Regular updates of sarcastic and irreverent nonsense.
Queen Elizabeth turns down offer of yacht; would prefer vouchers instead
Michael Gove, the British Secretary of State for Education, has had his offer of a yacht to the Queen embarrassingly thrown back in his face when she remarked “After bearing witness to the disaster in Italy, one has decided to holiday closer to home for the Diamond Jubilee.” A Buckingham Palace spokesman has also confirmed that the Queen is “Not at all interested in entertaining Mr Gove’s offer to act out his favourite scenes from the film Titanic.”
This is yet another blow to Michael Gove’s ambitions to be taken seriously after last week’s disastrous visit to a school where he mistook a lunch tray for an iPad. Sources say he picked the tray up and marvelled at the fact that “these things are so lightweight and portable these days.” Canteen staff looked on in amazement as he went on to ask “So how would I go about ordering a marmalade sandwich then?”
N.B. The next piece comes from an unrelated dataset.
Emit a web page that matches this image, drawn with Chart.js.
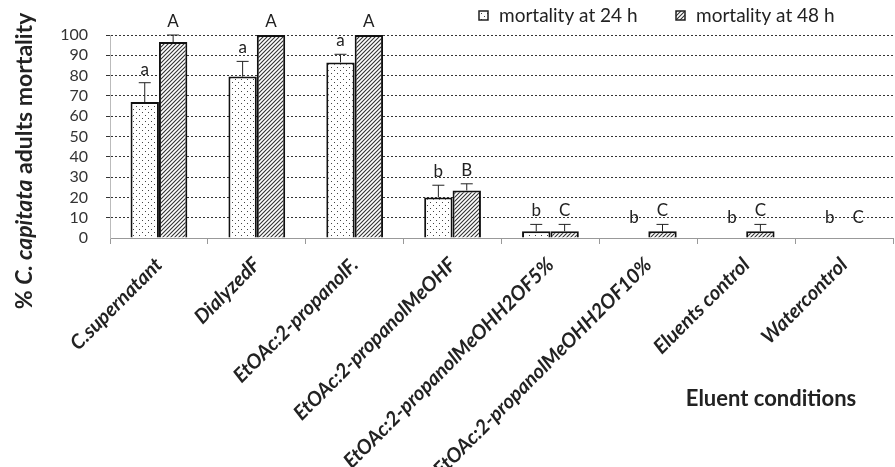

The list of gaffes committed by British governments towards the Royal Family has been growing ever since the 1983 incident when Margaret Thatcher told Princess Diana that “No, your bloody kids can’t have any free milk.” In 2005 Tony Blair famously asked Fergie “So, er, where do you get your wigs from? I’m going a bit thin on top these days so need some advice.”
Prince Philip has responded in typical fashion to the yacht offer by stating “Boats are a bloody load of shit,” and that a better gift would be “Some twat from the army to fly us around in a helicopter.”
“Gove looks like Spongebob Squarepants and always has an expression that suggests he is waiting for someone to feed him a dog turd.”